Feb. 23
TEXAS:
High court denies Texans' appeals
2 Texans on death row for separate slayings in the Dallas- Fort Worth area have
lost appeals before the U.S. Supreme Court.
Without comment, the justices refused Monday to review the cases of 52-year-old
Joseph Lave and 54-year-old Juan Segundo.
Lave was condemned to die in a 1992 robbery in which 2 teenagers were killed
and almost decapitated. Segundo was arrested nearly 19 years after an
11-year-old Fort Worth girl was raped and strangled in her home.
Neither man has an execution date schedule.
Joseph Lave
In November 1992, 2 teenagers working at a Herman's World of Sporting Goods
store in Richardson were killed in a brutal robbery.
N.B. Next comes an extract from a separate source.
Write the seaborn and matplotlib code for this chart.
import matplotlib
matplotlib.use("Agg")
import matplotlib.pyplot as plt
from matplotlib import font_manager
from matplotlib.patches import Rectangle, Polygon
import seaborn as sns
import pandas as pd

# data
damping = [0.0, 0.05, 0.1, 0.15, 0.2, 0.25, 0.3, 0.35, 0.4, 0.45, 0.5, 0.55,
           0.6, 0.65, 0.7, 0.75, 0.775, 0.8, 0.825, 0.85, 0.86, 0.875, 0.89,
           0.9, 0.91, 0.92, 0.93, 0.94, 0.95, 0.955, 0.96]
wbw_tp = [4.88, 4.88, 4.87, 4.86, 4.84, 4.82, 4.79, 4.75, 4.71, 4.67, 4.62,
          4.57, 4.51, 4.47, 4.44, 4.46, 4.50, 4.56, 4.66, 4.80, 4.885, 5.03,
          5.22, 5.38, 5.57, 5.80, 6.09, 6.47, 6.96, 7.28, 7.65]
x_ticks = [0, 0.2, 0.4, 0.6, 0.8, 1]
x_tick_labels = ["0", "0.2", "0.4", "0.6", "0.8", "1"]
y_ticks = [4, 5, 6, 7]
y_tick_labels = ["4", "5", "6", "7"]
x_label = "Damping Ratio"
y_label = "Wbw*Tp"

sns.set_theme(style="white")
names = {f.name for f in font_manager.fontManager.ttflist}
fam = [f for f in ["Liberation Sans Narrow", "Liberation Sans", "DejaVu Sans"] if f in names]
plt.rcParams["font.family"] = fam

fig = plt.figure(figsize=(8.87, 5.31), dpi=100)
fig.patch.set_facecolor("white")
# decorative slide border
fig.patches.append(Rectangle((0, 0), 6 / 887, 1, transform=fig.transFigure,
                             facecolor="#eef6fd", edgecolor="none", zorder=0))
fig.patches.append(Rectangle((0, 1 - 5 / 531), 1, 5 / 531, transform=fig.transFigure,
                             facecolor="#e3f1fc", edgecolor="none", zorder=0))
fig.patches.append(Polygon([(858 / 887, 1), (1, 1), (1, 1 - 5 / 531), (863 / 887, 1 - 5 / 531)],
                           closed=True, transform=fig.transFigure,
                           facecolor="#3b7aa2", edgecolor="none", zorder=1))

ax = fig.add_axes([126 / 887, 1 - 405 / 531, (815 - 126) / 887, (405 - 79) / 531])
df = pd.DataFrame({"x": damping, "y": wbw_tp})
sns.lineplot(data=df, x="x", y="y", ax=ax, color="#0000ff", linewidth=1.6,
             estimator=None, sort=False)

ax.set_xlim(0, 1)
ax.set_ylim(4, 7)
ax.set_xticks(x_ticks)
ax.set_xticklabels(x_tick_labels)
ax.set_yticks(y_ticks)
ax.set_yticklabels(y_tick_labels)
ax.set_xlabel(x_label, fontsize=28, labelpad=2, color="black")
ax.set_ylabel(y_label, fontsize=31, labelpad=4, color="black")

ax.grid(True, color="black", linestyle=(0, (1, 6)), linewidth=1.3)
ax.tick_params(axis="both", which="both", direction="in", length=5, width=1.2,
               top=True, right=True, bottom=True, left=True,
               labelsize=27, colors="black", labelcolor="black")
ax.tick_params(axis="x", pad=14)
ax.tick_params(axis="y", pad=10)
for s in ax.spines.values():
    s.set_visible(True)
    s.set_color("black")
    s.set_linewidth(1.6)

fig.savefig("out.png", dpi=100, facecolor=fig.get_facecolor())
Frederick Banzhaf and Justin Marquart, both 18, were bound and blindfolded with
duct tape before their heads were bashed with a hammer and their throats were
slashed nearly ear to ear.
Angie King, a store manager at the time, was also attacked and bound but she
was able to free herself and called police.
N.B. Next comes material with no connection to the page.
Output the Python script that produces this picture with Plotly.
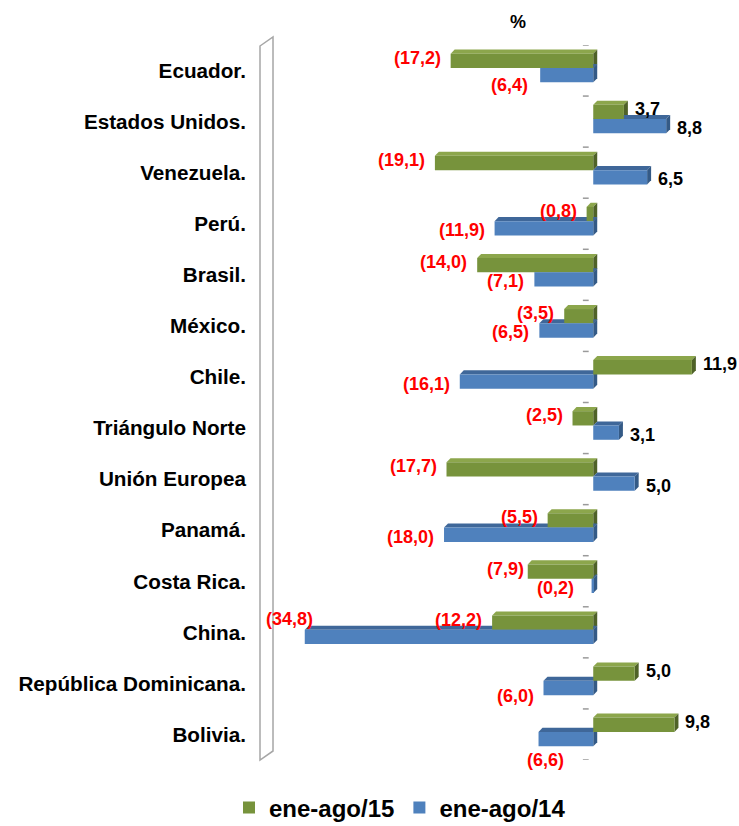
import plotly.graph_objects as go

# Variación porcentual por destino (ene-ago/15 vs ene-ago/14)
categories = ["Ecuador.", "Estados Unidos.", "Venezuela.", "Perú.", "Brasil.", "México.",
              "Chile.", "Triángulo Norte", "Unión Europea", "Panamá.", "Costa Rica.",
              "China.", "República Dominicana.", "Bolivia."]
ene_ago_15 = [-17.2, 3.7, -19.1, -0.8, -14.0, -3.5, 11.9, -2.5, -17.7, -5.5, -7.9, -12.2, 5.0, 9.8]
ene_ago_14 = [-6.4, 8.8, 6.5, -11.9, -7.1, -6.5, -16.1, 3.1, 5.0, -18.0, -0.2, -34.8, -6.0, -6.6]
series_names = ["ene-ago/15", "ene-ago/14"]

FONT = "Liberation Sans, Arial, sans-serif"
X_RANGE = [-40.2, 13.0]
DEPTH_X = 0.48     # depth of the 3D faces, in x units (~4 px)
DEPTH_Y = 0.08     # depth of the 3D faces, in category units (~4 px)

styles = [
    dict(front="#77933C", top="#8CA64C", side="#4F6228", offset=-0.33, width=0.28, dy=3),
    dict(front="#4F81BD", top="#3F6799", side="#345A86", offset=-0.05, width=0.28, dy=-2),
]
# individual label nudges (px): (series, category) -> (xshift, yshift)
label_nudges = {
    (1, 0): (-10, -10),
    (1, 10): (-16, -2),
    (1, 11): (10, 18),
    (1, 12): (-8, -8),
    (1, 13): (27, -21),
    (0, 10): (-2, 3),
}


def fmt(v):
    s = f"{abs(v):.1f}".replace(".", ",")
    return f"({s})" if v < 0 else s


fig = go.Figure()
shapes = []
annotations = []
ypos = list(range(len(categories)))

for k, (name, values) in enumerate(zip(series_names, [ene_ago_15, ene_ago_14])):
    st = styles[k]
    fig.add_trace(go.Bar(
        name=name, x=values, y=ypos, orientation="h",
        offset=st["offset"], width=st["width"],
        marker=dict(color=st["front"], line=dict(width=0)),
        hoverinfo="x+name",
    ))
    for i, v in enumerate(values):
        x0, x1 = min(0, v), max(0, v)
        top = i + st["offset"]
        bot = top + st["width"]
        # top face
        shapes.append(dict(
            type="path", layer="below", xref="x", yref="y", line=dict(width=0),
            fillcolor=st["top"],
            path=f"M{x0},{top} L{x1},{top} L{x1 + DEPTH_X},{top - DEPTH_Y} L{x0 + DEPTH_X},{top - DEPTH_Y} Z"))
        # end face
        shapes.append(dict(
            type="path", layer="below", xref="x", yref="y", line=dict(width=0),
            fillcolor=st["side"],
            path=f"M{x1},{top} L{x1},{bot} L{x1 + DEPTH_X},{bot - DEPTH_Y} L{x1 + DEPTH_X},{top - DEPTH_Y} Z"))
        xs, ys = (-8, st["dy"]) if v < 0 else (9, st["dy"])
        if (k, i) in label_nudges:
            xs, ys = label_nudges[(k, i)]
        annotations.append(dict(
            x=v, y=(top + bot) / 2, xref="x", yref="y", text=fmt(v), showarrow=False,
            xanchor="right" if v < 0 else "left", yanchor="middle",
            xshift=xs, yshift=ys,
            font=dict(family=FONT, size=18, weight="bold",
                      color="#FF0000" if v < 0 else "#000000")))

# small category ticks drawn at the depth of the axis
for b in range(len(categories) + 1):
    shapes.append(dict(type="line", xref="x", yref="y", layer="below",
                       x0=-1.25, x1=-0.55, y0=b - 0.5, y1=b - 0.5,
                       line=dict(color="#9A9A9A", width=1.5)))

# side wall of the 3D plot area
shapes.append(dict(type="path", xref="paper", yref="paper", layer="below",
                   line=dict(color="#A6A6A6", width=1.5), fillcolor="rgba(0,0,0,0)",
                   path="M0,0.9986 L0.0295,1.0112 L0.0295,0.0126 L0,0 Z"))

annotations.append(dict(x=(518 - 260) / 441, y=1.0, xref="paper", yref="paper",
                        yshift=23, text="%", showarrow=False, xanchor="center",
                        yanchor="middle",
                        font=dict(family=FONT, size=18, weight="bold", color="#000")))

fig.update_layout(
    width=739, height=826,
    margin=dict(l=260, r=38, t=45, b=66, autoexpand=False),
    paper_bgcolor="white", plot_bgcolor="white",
    barmode="overlay",
    showlegend=True,
    legend=dict(orientation="h", x=(400 - 260) / 441, xanchor="center",
                y=-0.067, yanchor="middle",
                font=dict(family=FONT, size=24, weight="bold", color="#000"),
                itemwidth=30, traceorder="normal"),
    xaxis=dict(range=X_RANGE, visible=False, fixedrange=True),
    yaxis=dict(range=[len(categories) - 0.5, -0.5], tickvals=ypos, ticktext=categories,
               showgrid=False, zeroline=False, showline=False, ticks="",
               ticklabelstandoff=13,
               tickfont=dict(family=FONT, size=20.7, weight="bold", color="#000")),
    shapes=shapes,
    annotations=annotations,
)

fig.write_html("out.html")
Lave was 1 of 3 suspects and got the death sentence after King identified him
as the killer based on his voice, which she said sounded like Donald Duck's.
Lave's execution date was ahalted in 2007 when the Dallas County district
attorney's office realized evidence was not turned over to Lave's attorneys
that included a 2nd polygraph test by a co-defendant.
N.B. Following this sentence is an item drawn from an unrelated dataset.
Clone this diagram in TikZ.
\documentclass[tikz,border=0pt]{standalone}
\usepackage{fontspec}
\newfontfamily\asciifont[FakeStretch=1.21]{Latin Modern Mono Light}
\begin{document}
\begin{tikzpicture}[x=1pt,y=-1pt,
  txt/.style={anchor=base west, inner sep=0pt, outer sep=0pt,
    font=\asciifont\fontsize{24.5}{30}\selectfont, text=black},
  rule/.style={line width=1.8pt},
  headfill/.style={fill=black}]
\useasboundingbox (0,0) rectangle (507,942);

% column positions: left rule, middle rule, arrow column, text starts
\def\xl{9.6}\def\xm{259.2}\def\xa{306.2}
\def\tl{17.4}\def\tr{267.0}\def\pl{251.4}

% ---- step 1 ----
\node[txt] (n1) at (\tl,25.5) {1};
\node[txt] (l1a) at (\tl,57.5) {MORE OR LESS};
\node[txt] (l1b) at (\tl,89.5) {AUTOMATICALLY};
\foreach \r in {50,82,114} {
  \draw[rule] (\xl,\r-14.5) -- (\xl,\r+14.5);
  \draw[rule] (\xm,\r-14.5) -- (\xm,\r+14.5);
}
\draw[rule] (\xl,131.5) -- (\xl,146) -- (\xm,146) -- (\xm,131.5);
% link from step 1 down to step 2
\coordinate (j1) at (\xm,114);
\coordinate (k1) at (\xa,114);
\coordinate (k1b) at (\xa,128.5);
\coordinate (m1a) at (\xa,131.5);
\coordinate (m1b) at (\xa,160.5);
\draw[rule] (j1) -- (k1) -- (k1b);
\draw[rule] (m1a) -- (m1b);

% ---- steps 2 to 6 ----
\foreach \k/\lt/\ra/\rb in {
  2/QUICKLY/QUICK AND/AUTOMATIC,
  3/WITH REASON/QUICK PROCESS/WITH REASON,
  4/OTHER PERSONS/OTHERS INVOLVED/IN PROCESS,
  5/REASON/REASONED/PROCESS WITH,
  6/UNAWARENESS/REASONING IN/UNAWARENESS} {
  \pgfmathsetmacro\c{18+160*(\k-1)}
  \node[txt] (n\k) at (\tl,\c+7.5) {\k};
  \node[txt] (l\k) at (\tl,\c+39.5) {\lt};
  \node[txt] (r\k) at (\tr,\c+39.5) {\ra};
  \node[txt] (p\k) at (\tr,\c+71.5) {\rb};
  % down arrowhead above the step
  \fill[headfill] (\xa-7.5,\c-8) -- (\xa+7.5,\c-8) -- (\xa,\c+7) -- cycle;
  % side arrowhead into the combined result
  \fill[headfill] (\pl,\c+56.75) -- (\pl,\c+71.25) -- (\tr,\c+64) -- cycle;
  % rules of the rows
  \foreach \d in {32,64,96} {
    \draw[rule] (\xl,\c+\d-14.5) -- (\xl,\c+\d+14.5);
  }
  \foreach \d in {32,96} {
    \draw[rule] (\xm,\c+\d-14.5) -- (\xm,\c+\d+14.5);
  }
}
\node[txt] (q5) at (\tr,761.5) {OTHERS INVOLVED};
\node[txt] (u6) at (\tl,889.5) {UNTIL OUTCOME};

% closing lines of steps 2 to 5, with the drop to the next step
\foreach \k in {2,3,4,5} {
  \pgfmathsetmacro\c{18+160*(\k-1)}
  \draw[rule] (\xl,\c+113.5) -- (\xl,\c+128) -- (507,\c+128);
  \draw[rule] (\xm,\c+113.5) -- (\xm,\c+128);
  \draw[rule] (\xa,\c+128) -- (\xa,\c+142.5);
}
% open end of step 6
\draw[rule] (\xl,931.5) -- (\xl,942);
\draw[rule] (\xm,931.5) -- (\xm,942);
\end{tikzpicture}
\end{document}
Lave has remained in prison as his case made its way through the court system
to the Supreme Court.
Juan Segundo
In August 1986, an 11-year-old Fort Worth girl was raped and strangled. Her 3
young cousins slept through the attack after the killer removed a window fan to
quietly slip into the room.
Her family found a note written in a dictionary in Vanessa Villa's befroom.
"Mama, take me from this place. I'm scared," the note read, according to her
uncle Juan Carranza.
Vanessa might have been assaulted before and Segundo threatened her to keep
quiet, so she wrote the note, he said.
2 decades later, a national DNA database matched Segundo to her slaying.
Attorneys claimed last year that Segundo's lawyers were deficient in the 2006
Tarrant County trial and failed to properly investigate and develop evidence
that he was intellectually disabled, but courts have rejected that claim.